I combined two recipes to make a delicious corned beef brisket with petite fingerling potatoes and baby carrots in the Instant Pot.
Following either of these recipes is good enough, but combined, was a big hit for us!
This is how I combined the two recipes to make a winning corned beef recipe:
- Remove the corned beef from packaging, rinse and pat dry. I used a 1.5 lb portion.
- Cut all but a thin layer of fat off the corned beef, if necessary.
- Lay the corned beef in the bottom of the Instant Pot.
- Spread 1 chopped onion and spices over the meat. The spice packet comes with corned beef when you buy it at the market.
- Pour the (2 cups) chicken broth, (1 cup) beer, (2 tablespoons) molasses, 1/2 of an au jus packet over and around the beef. Lay a bay leaf on top.
- Seal the lid.
- Set the Instant Pot to manual on high for 90 minutes.
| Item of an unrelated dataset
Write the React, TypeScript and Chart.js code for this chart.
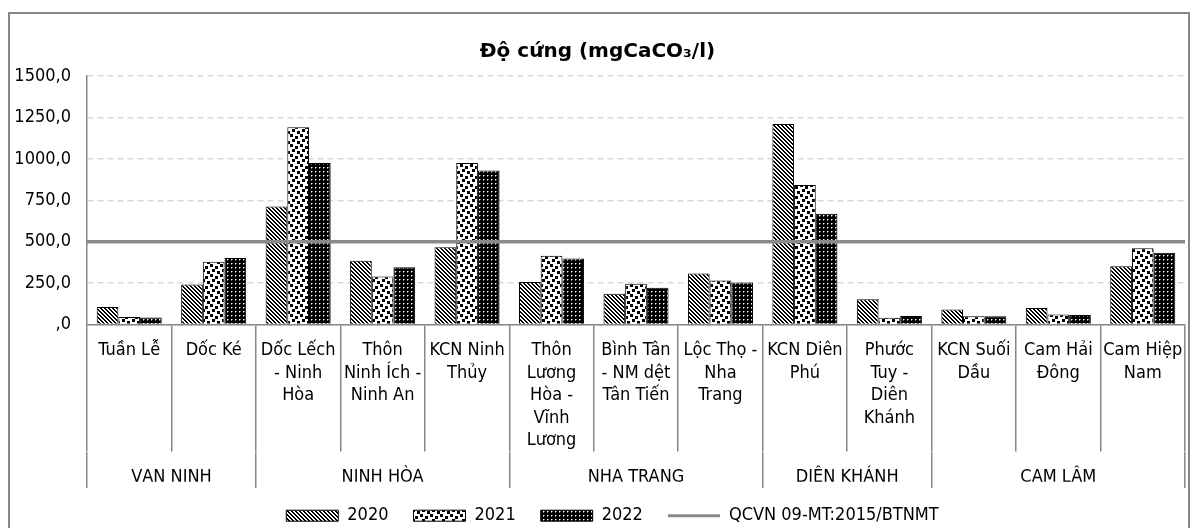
import React, { useEffect, useRef } from 'react';
import { Chart, registerables } from 'chart.js';

Chart.register(...registerables);

// ---------- DATA ----------
const chartTitle = 'Độ cứng (mgCaCO₃/l)';

const categories: string[][] = [
  ['Tuần Lễ'],
  ['Dốc Ké'],
  ['Dốc Lếch', '- Ninh', 'Hòa'],
  ['Thôn', 'Ninh Ích -', 'Ninh An'],
  ['KCN Ninh', 'Thủy'],
  ['Thôn', 'Lương', 'Hòa -', 'Vĩnh', 'Lương'],
  ['Bình Tân', '- NM dệt', 'Tân Tiến'],
  ['Lộc Thọ -', 'Nha', 'Trang'],
  ['KCN Diên', 'Phú'],
  ['Phước', 'Tuy -', 'Diên', 'Khánh'],
  ['KCN Suối', 'Dầu'],
  ['Cam Hải', 'Đông'],
  ['Cam Hiệp', 'Nam'],
];

const groupNames = ['VẠN NINH', 'NINH HÒA', 'NHA TRANG', 'DIÊN KHÁNH', 'CAM LÂM'];
const groupSizes = [2, 3, 3, 2, 3];

const seriesLabels = ['2020', '2021', '2022'];
const values2020 = [106, 242, 713, 385, 466, 256, 185, 308, 1210, 153, 91, 99, 351];
const values2021 = [46, 379, 1190, 290, 975, 415, 246, 266, 842, 40, 50, 60, 461];
const values2022 = [43, 401, 975, 345, 929, 399, 222, 254, 669, 52, 50, 58, 433];

const limitLabel = 'QCVN 09-MT:2015/BTNMT';
const limitValue = 500;

const yMin = 0;
const yMax = 1500;
const yStep = 250;

// ---------- STYLE ----------
const FONT = "'DejaVu Sans Condensed', 'DejaVu Sans', sans-serif";
const AXIS_GRAY = '#878787';
const GRID_GRAY = '#d9d9d9';
const LIMIT_GRAY = '#8a8a8a';

Chart.defaults.font.family = FONT;
Chart.defaults.font.size = 18;
Chart.defaults.color = '#000';

function tile(w: number, h: number, draw: (g: CanvasRenderingContext2D) => void) {
  const c = document.createElement('canvas');
  c.width = w;
  c.height = h;
  const g = c.getContext('2d')!;
  draw(g);
  return c;
}

export default function App() {
  const ref = useRef<HTMLCanvasElement | null>(null);

  useEffect(() => {
    document.documentElement.style.overflow = 'hidden';
    document.body.style.overflow = 'hidden';
    const canvas = ref.current!;
    const ctx = canvas.getContext('2d')!;

    // 2020: wide downward diagonal stripes
    const t2020 = tile(4, 4, (g) => {
      g.fillStyle = '#fff';
      g.fillRect(0, 0, 4, 4);
      g.fillStyle = '#000';
      for (let y = 0; y < 4; y++)
        for (let x = 0; x < 4; x++) if ((((x - y) % 4) + 4) % 4 < 2) g.fillRect(x, y, 1, 1);
    });
    // 2021: large confetti
    const t2021 = tile(10, 10, (g) => {
      g.fillStyle = '#fff';
      g.fillRect(0, 0, 10, 10);
      g.fillStyle = '#000';
      [[0, 0], [5, 2], [2, 5], [7, 7]].forEach(([x, y]) => g.fillRect(x, y, 3, 3));
    });
    // 2022: black with small white dots
    const t2022 = tile(4, 4, (g) => {
      g.fillStyle = '#000';
      g.fillRect(0, 0, 4, 4);
      g.fillStyle = '#fff';
      g.fillRect(1, 1, 1, 1);
      g.fillStyle = '#777';
      g.fillRect(2, 1, 1, 1);
      g.fillRect(1, 2, 1, 1);
    });
    const patterns = [t2020, t2021, t2022].map((t) => ctx.createPattern(t, 'repeat')!);

    const bounds: number[] = [0];
    groupSizes.forEach((s) => bounds.push(bounds[bounds.length - 1] + s));
    const centers = groupSizes.map((s, i) => bounds[i] + s / 2);
    const seriesValues = [values2020, values2021, values2022];

    const legendShift = {
      id: 'legendShift',
      afterLayout(chart: any) {
        if (chart.legend) chart.legend.left += 30;
      },
    };

    const tickFont = { family: FONT, size: 18, lineHeight: 1.25 };

    const chart = new Chart(canvas, {
      type: 'bar',
      data: {
        labels: categories,
        datasets: [
          ...seriesValues.map((vals, i) => ({
            type: 'bar' as const,
            label: seriesLabels[i],
            data: vals,
            indexAxis: 'x',
            backgroundColor: patterns[i],
            borderColor: '#000',
            borderWidth: 1,
            xAxisID: 'x',
            yAxisID: 'y',
            categoryPercentage: 0.77,
            barPercentage: 1,
          })),
          {
            type: 'line' as const,
            label: limitLabel,
            indexAxis: 'x',
            data: [
              { x: 0, y: limitValue },
              { x: categories.length, y: limitValue },
            ],
            borderColor: LIMIT_GRAY,
            backgroundColor: LIMIT_GRAY,
            borderWidth: 3.5,
            pointRadius: 0,
            pointHoverRadius: 0,
            fill: false,
            xAxisID: 'x2',
            yAxisID: 'y',
            order: -1,
          } as any,
        ],
      },
      options: {
        indexAxis: 'y',
        responsive: false,
        animation: false,
        layout: { padding: { top: 0, left: 0, right: 3, bottom: 9.3 } },
        plugins: {
          tooltip: { enabled: false },
          title: {
            display: true,
            text: chartTitle,
            color: '#000',
            font: { family: "'DejaVu Sans', sans-serif", size: 20, weight: 'bold', lineHeight: 1.2 },
            padding: { top: 26, bottom: 12 },
          },
          legend: {
            display: true,
            position: 'bottom',
            labels: {
              color: '#000',
              font: tickFont,
              usePointStyle: true,
              pointStyleWidth: 52,
              boxHeight: 11,
              padding: 25,
              generateLabels: (ch: any) => {
                const base = (Chart.defaults.plugins.legend.labels as any).generateLabels(ch);
                return base
                  .map((it: any) => {
                    const ds: any = ch.data.datasets[it.datasetIndex];
                    if (ds.type === 'line') {
                      return { ...it, pointStyle: 'line', strokeStyle: LIMIT_GRAY, fillStyle: LIMIT_GRAY, lineWidth: 3 };
                    }
                    return { ...it, pointStyle: 'rect', strokeStyle: '#000', lineWidth: 1 };
                  })
                  .sort((a: any, b: any) => a.datasetIndex - b.datasetIndex);
              },
            },
          },
        },
        scales: {
          x: {
            type: 'category',
            axis: 'x',
            position: 'bottom',
            weight: 0,
            offset: true,
            grid: {
              display: true,
              offset: true,
              drawOnChartArea: false,
              drawTicks: true,
              tickLength: 127,
              color: AXIS_GRAY,
              lineWidth: 1.5,
            },
            border: { display: true, color: AXIS_GRAY, width: 1.5 },
            ticks: {
              color: '#000',
              font: tickFont,
              padding: -112,
              maxRotation: 0,
              minRotation: 0,
              autoSkip: false,
            },
            afterFit: (s: any) => {
              s.height = 127.2;
            },
          },
          x2: {
            type: 'linear',
            axis: 'x',
            position: 'bottom',
            weight: 1,
            min: 0,
            max: categories.length,
            offset: false,
            grid: {
              display: true,
              offset: false,
              drawOnChartArea: false,
              drawTicks: true,
              tickLength: 36.3,
              lineWidth: 1.5,
              color: (c: any) => (c.tick && bounds.includes(c.tick.value) ? AXIS_GRAY : 'rgba(0,0,0,0)'),
            },
            border: { display: false },
            ticks: {
              color: '#000',
              font: tickFont,
              padding: -21.5,
              maxRotation: 0,
              minRotation: 0,
              autoSkip: false,
              callback: (v: any) => {
                const i = centers.indexOf(Number(v));
                return i >= 0 ? groupNames[i] : '';
              },
            },
            afterBuildTicks: (s: any) => {
              s.ticks = [...bounds, ...centers].sort((a, b) => a - b).map((v) => ({ value: v }));
            },
            afterFit: (s: any) => {
              s.height = 30;
            },
          },
          y: {
            type: 'linear',
            axis: 'y',
            position: 'left',
            min: yMin,
            max: yMax,
            offset: false,
            grid: {
              display: true,
              offset: false,
              drawTicks: false,
              color: GRID_GRAY,
              lineWidth: 1.5,
            },
            border: { display: true, color: AXIS_GRAY, width: 1.5, dash: [6, 4] },
            ticks: {
              stepSize: yStep,
              color: '#000',
              padding: 16,
              font: tickFont,
              autoSkip: false,
              callback: (v: any) => (Number(v) === 0 ? ',0' : Number(v).toFixed(1).replace('.', ',')),
            },
            afterFit: (s: any) => {
              s.width = 77;
            },
          },
        },
      } as any,
      plugins: [legendShift],
    });

    return () => chart.destroy();
  }, []);

  return (
    <div
      style={{
        position: 'fixed',
        left: 8,
        top: 12,
        width: 1182,
        height: 534,
        border: `2px solid ${AXIS_GRAY}`,
        boxSizing: 'border-box',
        background: '#fff',
      }}
    >
      <canvas ref={ref} width={1178} height={530} style={{ display: 'block' }} />
    </div>
  );
}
- Allow to natural release for 15 minutes. A natural release is when the Instant Pot automatically switches to Keep Warm and you do absolutely nothing to vent the pot.
- Remove to platter and allow to rest.
- While the meat rests, quickly add potatoes and carrots into the instant pot, seal the lid and set to manual high for 10 minutes. Quick release and serve with the corned beef.